WA Government backflips on solar subsidy cuts

The Western Australian Government has reversed its decision to retrospectively cut support for solar households.

Premier Colin Barnet announced the backflip over cuts to Western Australia’s solar feed-in tariff after an electoral backlash took the government by surprise.

The Barnett government had planned to cut the solar feed-in tariff from 40 cents per kilowatt-hour to 20 cents by
July 1, 2014, as part of the state’s 2013/14 budget; a move that caused widespread anger from the community and several members of parliament.

The reversal is a step forward for the solar industry, with Clean Energy Council chief executive David Green acknowledging the government had made the right decision.

“The government was quick to acknowledge it had made the wrong decision and you can’t ask for more than that,” Mr Green said.

“About 185,000 people would have been affected by this cut and it obviously caused significant concern among people who invested their hard-earned money to protect themselves and their families from rising power bills.”

The Sustainable Energy Association has also welcomed the decision, with chief executive Kirsten Rose stating, “the Government wildly underestimated the anger this would generate in the community”.

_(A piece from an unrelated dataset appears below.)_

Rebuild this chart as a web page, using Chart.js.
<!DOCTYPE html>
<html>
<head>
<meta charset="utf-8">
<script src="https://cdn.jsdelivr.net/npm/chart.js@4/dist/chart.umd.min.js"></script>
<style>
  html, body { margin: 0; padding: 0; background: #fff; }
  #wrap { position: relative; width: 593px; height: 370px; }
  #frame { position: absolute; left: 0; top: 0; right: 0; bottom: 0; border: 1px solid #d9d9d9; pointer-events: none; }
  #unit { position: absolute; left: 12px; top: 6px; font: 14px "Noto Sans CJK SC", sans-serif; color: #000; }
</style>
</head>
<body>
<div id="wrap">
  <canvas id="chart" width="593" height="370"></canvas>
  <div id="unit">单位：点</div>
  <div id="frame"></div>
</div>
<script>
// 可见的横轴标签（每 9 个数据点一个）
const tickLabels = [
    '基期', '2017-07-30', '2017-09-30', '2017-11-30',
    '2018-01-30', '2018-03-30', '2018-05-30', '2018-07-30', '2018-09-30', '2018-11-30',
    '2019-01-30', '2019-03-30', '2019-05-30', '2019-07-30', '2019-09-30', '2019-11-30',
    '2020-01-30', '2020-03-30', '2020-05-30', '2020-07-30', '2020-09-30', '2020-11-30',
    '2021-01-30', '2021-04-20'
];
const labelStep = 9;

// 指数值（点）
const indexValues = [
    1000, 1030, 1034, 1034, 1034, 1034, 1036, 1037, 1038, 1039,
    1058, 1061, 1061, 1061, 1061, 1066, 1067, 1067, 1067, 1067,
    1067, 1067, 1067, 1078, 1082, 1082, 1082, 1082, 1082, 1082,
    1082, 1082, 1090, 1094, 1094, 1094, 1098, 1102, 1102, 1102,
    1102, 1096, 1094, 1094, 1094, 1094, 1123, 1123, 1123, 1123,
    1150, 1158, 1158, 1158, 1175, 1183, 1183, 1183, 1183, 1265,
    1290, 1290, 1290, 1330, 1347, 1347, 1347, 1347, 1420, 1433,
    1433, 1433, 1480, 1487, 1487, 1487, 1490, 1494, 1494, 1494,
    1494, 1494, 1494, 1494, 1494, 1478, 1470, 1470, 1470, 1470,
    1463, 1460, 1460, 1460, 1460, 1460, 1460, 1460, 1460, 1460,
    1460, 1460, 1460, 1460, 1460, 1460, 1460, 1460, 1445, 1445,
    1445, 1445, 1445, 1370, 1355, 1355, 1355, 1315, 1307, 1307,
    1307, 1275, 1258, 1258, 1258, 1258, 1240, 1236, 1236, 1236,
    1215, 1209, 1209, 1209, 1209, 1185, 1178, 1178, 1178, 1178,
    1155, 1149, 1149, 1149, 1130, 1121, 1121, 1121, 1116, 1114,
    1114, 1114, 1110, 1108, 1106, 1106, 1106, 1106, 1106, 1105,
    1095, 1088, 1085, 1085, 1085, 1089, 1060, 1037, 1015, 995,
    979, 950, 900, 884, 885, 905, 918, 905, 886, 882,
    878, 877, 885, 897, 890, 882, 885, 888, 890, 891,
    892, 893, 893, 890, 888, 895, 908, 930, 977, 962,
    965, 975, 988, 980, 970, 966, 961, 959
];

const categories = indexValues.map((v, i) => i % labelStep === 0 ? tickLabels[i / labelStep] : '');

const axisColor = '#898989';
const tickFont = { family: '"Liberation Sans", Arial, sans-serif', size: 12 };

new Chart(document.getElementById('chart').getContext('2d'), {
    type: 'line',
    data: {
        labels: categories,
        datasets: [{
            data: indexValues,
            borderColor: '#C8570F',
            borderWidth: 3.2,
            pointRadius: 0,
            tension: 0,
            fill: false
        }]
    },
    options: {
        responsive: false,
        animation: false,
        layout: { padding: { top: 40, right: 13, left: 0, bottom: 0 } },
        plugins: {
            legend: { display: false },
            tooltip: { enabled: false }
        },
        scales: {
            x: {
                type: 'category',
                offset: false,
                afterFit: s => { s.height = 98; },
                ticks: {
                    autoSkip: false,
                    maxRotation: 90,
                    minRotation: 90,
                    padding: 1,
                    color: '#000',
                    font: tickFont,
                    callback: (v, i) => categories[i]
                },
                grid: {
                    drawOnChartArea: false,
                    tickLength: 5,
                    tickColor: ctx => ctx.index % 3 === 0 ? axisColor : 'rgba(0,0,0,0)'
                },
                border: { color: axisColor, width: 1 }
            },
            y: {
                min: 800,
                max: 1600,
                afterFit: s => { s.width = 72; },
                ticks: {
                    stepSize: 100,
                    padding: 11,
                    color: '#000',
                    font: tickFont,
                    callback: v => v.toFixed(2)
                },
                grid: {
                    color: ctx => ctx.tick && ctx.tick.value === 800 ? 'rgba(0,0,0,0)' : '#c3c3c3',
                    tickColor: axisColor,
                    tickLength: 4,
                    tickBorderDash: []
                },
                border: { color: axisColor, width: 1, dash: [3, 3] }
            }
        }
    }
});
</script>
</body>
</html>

“It was an ill-considered decision in the first place. Reversing it is the right thing to do. Credit to the WA Government for recognising the important role that residential solar PV plays in reducing our demand for non-renewable generated electricity and in reducing the need for costly network upgrades,” Ms Rose said.

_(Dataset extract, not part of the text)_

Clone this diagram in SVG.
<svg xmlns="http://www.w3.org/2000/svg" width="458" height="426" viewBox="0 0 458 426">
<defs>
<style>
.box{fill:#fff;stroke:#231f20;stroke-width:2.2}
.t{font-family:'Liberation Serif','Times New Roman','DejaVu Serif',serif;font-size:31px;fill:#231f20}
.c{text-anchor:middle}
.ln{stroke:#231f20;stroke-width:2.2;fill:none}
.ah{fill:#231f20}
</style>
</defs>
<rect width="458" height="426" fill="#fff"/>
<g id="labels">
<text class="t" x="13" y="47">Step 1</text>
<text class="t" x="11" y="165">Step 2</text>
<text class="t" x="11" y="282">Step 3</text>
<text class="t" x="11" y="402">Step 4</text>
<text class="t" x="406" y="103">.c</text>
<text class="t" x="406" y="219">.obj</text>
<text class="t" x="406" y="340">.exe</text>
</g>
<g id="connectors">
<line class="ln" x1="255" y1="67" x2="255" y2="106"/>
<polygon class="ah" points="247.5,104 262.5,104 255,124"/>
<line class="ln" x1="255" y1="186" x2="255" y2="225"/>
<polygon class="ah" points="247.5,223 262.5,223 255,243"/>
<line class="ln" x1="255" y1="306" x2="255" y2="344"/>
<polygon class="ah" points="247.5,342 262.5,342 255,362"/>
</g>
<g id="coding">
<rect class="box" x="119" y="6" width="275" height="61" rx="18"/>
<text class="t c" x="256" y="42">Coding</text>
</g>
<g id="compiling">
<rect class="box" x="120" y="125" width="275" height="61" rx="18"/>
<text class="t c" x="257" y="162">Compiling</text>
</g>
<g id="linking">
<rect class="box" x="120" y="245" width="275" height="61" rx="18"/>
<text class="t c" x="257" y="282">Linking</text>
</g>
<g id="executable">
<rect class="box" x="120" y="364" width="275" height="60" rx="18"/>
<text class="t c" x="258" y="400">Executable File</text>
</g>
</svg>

In recent years, around 75,000 Western Australian households have invested in solar power technology with the expectation they will in turn, receive a financial return. Not surprisingly, angry solar groups branded the decision to cut solar subsidy cuts a “betrayal” of Western Australian individuals and businesses, with lobby group Solar Citizens immediately collecting 8800 signatures from displeased consumers.

The group also referred hundreds of solar owners to politicians who were called, sent emails and directly alerted to the potential for legal action, according to Government News.

Mr Barnett acknowledged his government had made the wrong decision and that it would “fix it”.

“We have listened and we appreciate the commitment that many people have made to take up renewable energy, like solar power,” Mr Barnett said, as reported by Government News.

“We understand that this measure would have had an unfair impact on one section of the community and it has to be reversed.”